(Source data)
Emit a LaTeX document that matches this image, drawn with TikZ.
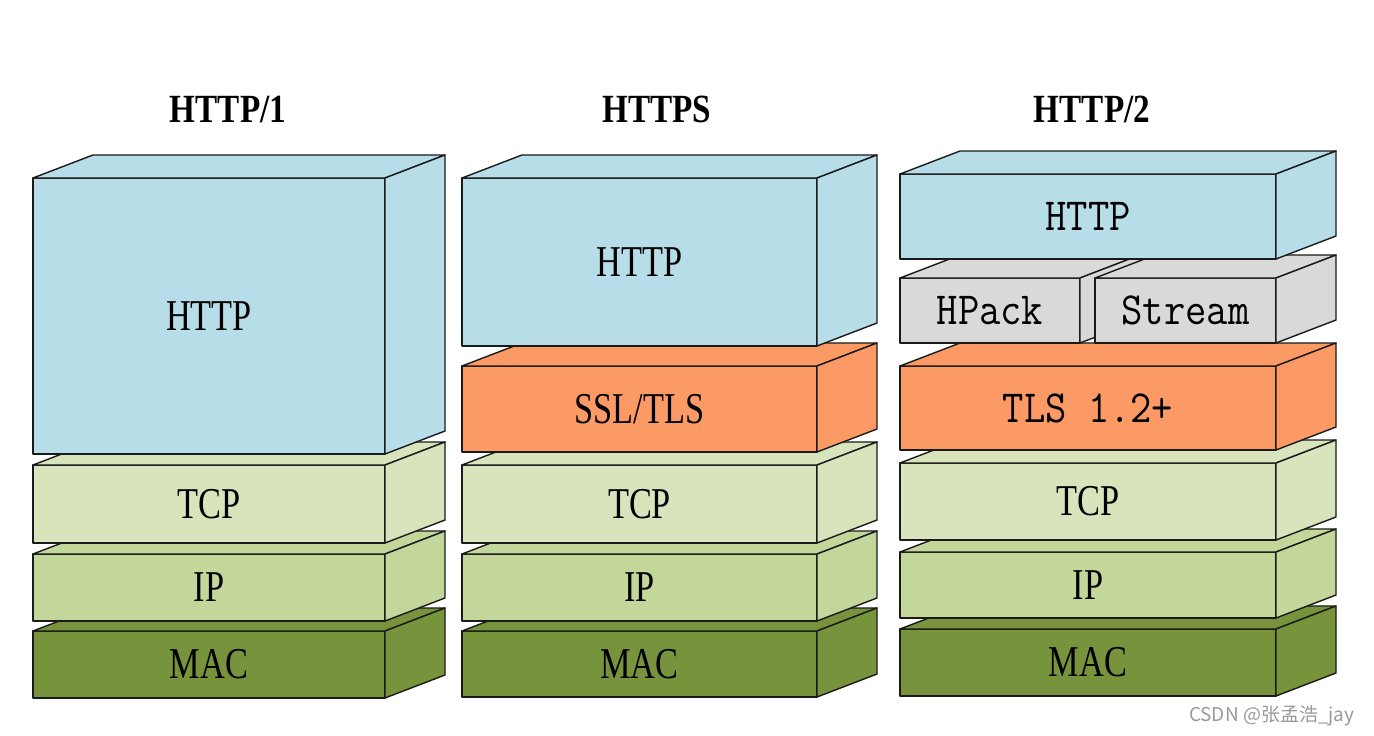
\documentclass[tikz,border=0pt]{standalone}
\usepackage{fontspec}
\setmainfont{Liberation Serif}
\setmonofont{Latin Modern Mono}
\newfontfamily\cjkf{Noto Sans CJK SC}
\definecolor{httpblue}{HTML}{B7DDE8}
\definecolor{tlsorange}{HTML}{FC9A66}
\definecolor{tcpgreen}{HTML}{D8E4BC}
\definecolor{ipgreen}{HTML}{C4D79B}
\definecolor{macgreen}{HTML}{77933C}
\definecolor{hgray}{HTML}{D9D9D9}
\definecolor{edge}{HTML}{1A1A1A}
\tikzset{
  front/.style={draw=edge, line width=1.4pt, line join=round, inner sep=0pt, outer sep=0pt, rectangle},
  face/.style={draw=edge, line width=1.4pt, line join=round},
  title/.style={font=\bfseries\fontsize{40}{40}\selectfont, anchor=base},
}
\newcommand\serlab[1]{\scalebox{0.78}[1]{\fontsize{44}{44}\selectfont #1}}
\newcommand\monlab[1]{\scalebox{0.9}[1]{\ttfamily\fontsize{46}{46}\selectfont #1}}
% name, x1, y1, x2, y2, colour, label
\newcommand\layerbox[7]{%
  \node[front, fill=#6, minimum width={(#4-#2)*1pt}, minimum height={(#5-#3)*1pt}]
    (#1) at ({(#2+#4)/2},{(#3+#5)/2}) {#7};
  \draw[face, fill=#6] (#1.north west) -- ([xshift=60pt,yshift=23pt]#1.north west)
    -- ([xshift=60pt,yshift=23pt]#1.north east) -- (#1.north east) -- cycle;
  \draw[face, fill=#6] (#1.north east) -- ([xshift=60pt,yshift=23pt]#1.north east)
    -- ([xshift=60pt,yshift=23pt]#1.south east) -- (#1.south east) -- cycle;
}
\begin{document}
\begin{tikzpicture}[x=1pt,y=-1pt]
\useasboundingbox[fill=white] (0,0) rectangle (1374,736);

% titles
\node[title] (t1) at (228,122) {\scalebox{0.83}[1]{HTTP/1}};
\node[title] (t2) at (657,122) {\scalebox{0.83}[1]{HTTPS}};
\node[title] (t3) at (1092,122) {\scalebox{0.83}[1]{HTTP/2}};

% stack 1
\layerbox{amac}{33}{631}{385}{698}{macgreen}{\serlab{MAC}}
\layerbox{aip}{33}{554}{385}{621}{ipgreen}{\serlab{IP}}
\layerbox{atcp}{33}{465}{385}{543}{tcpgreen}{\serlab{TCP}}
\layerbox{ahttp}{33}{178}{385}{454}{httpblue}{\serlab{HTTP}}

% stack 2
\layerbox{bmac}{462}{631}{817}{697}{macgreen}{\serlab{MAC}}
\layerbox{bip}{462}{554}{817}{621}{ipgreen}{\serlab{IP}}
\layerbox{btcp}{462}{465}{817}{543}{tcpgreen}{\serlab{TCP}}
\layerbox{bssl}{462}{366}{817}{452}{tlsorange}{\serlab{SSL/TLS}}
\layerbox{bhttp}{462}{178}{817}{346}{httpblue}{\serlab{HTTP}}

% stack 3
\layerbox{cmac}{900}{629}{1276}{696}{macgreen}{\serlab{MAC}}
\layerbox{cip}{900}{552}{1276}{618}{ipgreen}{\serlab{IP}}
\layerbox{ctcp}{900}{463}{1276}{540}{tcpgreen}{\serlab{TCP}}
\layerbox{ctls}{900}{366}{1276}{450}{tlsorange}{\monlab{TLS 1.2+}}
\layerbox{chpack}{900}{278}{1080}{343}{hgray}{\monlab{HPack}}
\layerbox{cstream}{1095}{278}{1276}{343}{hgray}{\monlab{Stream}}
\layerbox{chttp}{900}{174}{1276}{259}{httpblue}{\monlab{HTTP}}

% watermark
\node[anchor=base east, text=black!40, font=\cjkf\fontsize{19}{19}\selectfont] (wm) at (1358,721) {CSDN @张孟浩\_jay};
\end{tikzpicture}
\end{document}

---

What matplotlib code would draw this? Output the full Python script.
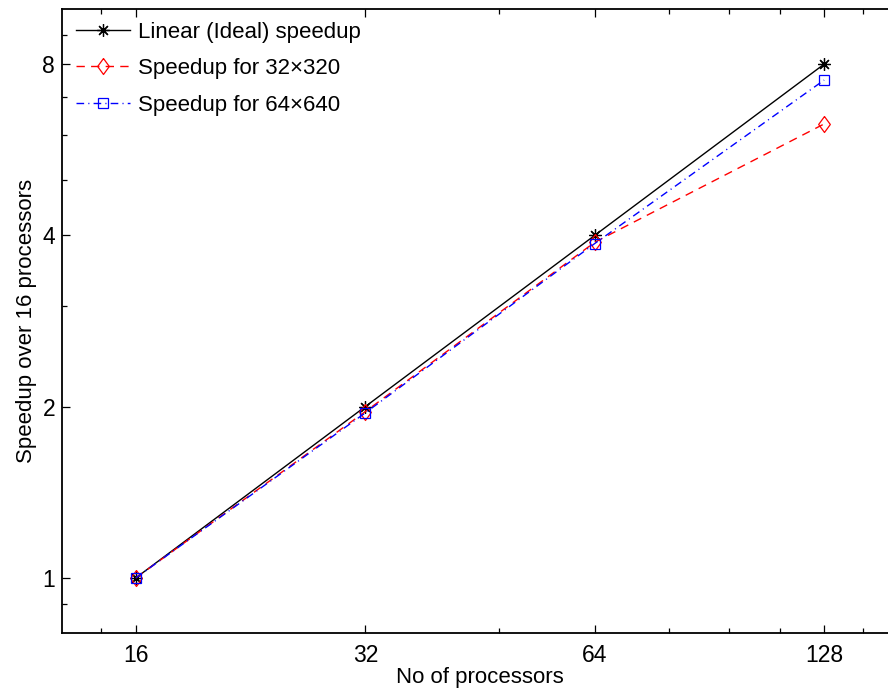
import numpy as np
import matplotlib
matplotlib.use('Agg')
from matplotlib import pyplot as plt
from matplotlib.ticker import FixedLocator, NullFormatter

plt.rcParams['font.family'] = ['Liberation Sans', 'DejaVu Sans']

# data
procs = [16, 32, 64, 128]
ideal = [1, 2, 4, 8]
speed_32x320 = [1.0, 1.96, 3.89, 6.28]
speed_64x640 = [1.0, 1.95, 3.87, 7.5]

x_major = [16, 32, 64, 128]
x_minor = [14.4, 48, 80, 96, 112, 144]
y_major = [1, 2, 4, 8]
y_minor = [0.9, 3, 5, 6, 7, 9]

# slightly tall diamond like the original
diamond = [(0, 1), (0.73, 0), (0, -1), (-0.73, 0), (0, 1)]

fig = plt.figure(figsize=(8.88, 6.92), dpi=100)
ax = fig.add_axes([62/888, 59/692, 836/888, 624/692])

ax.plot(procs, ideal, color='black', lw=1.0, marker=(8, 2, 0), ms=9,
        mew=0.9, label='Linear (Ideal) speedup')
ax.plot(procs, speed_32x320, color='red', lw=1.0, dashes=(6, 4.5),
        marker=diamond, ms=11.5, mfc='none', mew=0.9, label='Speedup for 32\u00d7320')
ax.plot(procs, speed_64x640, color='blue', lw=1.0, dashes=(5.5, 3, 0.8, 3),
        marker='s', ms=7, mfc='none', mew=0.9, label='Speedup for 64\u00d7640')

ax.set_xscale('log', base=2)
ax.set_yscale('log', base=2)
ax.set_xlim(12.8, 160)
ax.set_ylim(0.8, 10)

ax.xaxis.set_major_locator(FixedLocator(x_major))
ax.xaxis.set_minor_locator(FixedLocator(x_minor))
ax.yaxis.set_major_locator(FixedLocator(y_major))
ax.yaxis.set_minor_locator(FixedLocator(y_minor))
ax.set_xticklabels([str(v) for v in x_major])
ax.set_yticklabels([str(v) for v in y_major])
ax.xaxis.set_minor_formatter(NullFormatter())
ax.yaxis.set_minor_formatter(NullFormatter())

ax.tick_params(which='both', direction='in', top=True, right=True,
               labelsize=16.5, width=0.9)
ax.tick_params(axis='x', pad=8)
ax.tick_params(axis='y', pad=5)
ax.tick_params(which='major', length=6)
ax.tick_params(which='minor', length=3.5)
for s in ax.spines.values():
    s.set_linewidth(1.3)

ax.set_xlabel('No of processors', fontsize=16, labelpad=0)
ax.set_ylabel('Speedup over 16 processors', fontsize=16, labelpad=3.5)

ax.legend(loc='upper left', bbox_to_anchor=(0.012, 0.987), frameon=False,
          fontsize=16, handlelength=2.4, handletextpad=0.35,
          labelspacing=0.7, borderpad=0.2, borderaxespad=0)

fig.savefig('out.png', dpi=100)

- **SHORT TASK**:
Your answer should be only the number of lines that hold the word "matplotlib".

- **SOLVED EXERCISE**:
5